Stated task:
The line holding "(832,40) -- (832,790);" is the last one to output; start at the first line of the data, keep every line in between exactly, and leave out pictures.

□ □ □ □

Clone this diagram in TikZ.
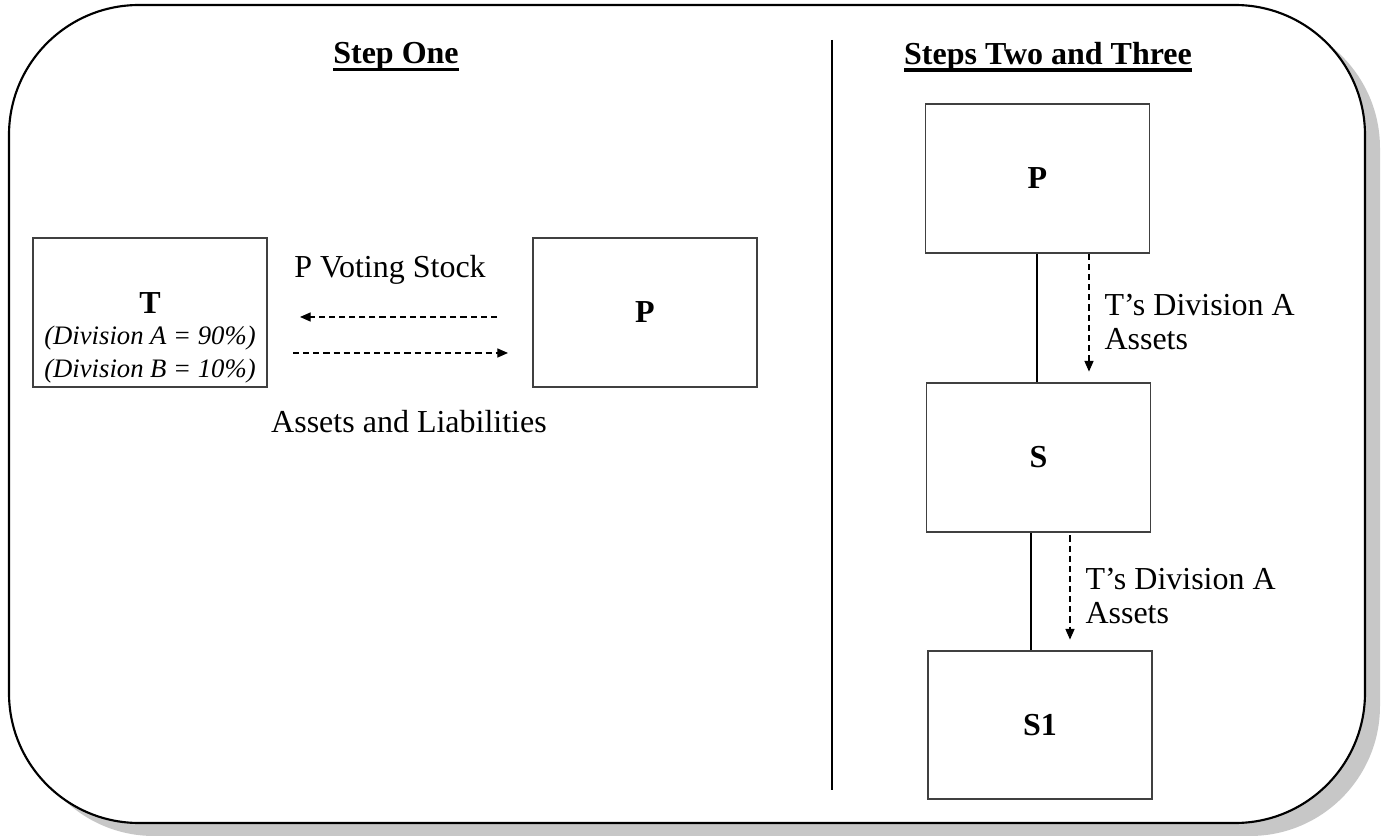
\documentclass[tikz,border=0pt]{standalone}
\usepackage{fontspec}
\setmainfont{Liberation Serif}
\usetikzlibrary{arrows.meta}

% bold heading with a heavy underline
\newcommand\headline[1]{\setbox0\hbox{\textbf{#1}}\leavevmode\rlap{\rule[-2.9pt]{\wd0}{1.3pt}}\box0}

\begin{document}
\begin{tikzpicture}[x=0.375pt, y=-0.375pt, font=\fontsize{12}{12.5}\selectfont,
    box/.style={draw=black!75, line width=0.55pt, minimum width=224*0.375pt,
        minimum height=149*0.375pt, inner sep=0pt, font=\fontsize{12}{12.5}\selectfont\bfseries},
    flow/.style={-{Triangle[length=4pt,width=3.4pt]}, dash pattern=on 2.3pt off 1.5pt, line width=0.45pt},
    link/.style={line width=0.55pt}]
    \useasboundingbox (0,0) rectangle (1388,837);

    % frame and its shadow
    \fill[black!22, rounded corners=48.75pt] (24,18) rectangle (1380,836);
    \draw[line width=0.8pt, fill=white, rounded corners=48.75pt] (9,5) rectangle (1365,823);

    % divider
    \draw[link] (832,40) -- (832,790);

    % headings
    \node (one) at (396,57) {\headline{Step One}};
    \node (twothree) at (1048,57) {\headline{Steps Two and Three}};

    % step one
    \node[box, minimum width=234*0.375pt] (T) at (150,312.5) {};
    \node[align=center, inner sep=0pt] (Tlab) at (150,338)
        {\textbf{T}\\[-1pt] {\fontsize{10}{12.5}\selectfont\itshape (Division A = 90\%)}\\
         {\fontsize{10}{12.5}\selectfont\itshape (Division B = 10\%)}};
    \node[box] (P) at (645,312.5) {P};

    \coordinate (vs1) at (497,317);
    \coordinate (vs2) at (300,317);
    \coordinate (al1) at (293,353);
    \coordinate (al2) at (508,353);
    \draw[flow] (vs1) -- (vs2);
    \draw[flow] (al1) -- (al2);

    \node (vs) at (390,270) {P Voting Stock};
    \node (al) at (409,422) {Assets and Liabilities};

    % steps two and three
    \node[box] (P2) at (1037.5,178.5) {P};
    \node[box] (S) at (1038.5,457.5) {S};
    \node[box, minimum height=148*0.375pt] (S1) at (1040,725) {S1};

    \coordinate (up) at (1037,0);
    \coordinate (upd) at (1089,0);
    \coordinate (lo) at (1031,0);
    \coordinate (lod) at (1070,0);

    \draw[link] (P2.south -| up) -- (S.north -| up);
    \draw[link] (S.south -| lo) -- (S1.north -| lo);
    \draw[flow, shorten >=4pt] (P2.south -| upd) -- (S.north -| upd);
    \draw[flow, shorten <=1pt, shorten >=4pt] (S.south -| lod) -- (S1.north -| lod);

    \node[align=left, anchor=west, inner sep=0pt] (ta1) at (1104,322) {T’s Division A\\Assets};
    \node[align=left, anchor=west, inner sep=0pt] (ta2) at (1085,596) {T’s Division A\\Assets};
\end{tikzpicture}
\end{document}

□ □ □ □

The completed task:
Clone this diagram in TikZ.
\documentclass[tikz,border=0pt]{standalone}
\usepackage{fontspec}
\setmainfont{Liberation Serif}
\usetikzlibrary{arrows.meta}

% bold heading with a heavy underline
\newcommand\headline[1]{\setbox0\hbox{\textbf{#1}}\leavevmode\rlap{\rule[-2.9pt]{\wd0}{1.3pt}}\box0}

\begin{document}
\begin{tikzpicture}[x=0.375pt, y=-0.375pt, font=\fontsize{12}{12.5}\selectfont,
    box/.style={draw=black!75, line width=0.55pt, minimum width=224*0.375pt,
        minimum height=149*0.375pt, inner sep=0pt, font=\fontsize{12}{12.5}\selectfont\bfseries},
    flow/.style={-{Triangle[length=4pt,width=3.4pt]}, dash pattern=on 2.3pt off 1.5pt, line width=0.45pt},
    link/.style={line width=0.55pt}]
    \useasboundingbox (0,0) rectangle (1388,837);

    % frame and its shadow
    \fill[black!22, rounded corners=48.75pt] (24,18) rectangle (1380,836);
    \draw[line width=0.8pt, fill=white, rounded corners=48.75pt] (9,5) rectangle (1365,823);

    % divider
    \draw[link] (832,40) -- (832,790);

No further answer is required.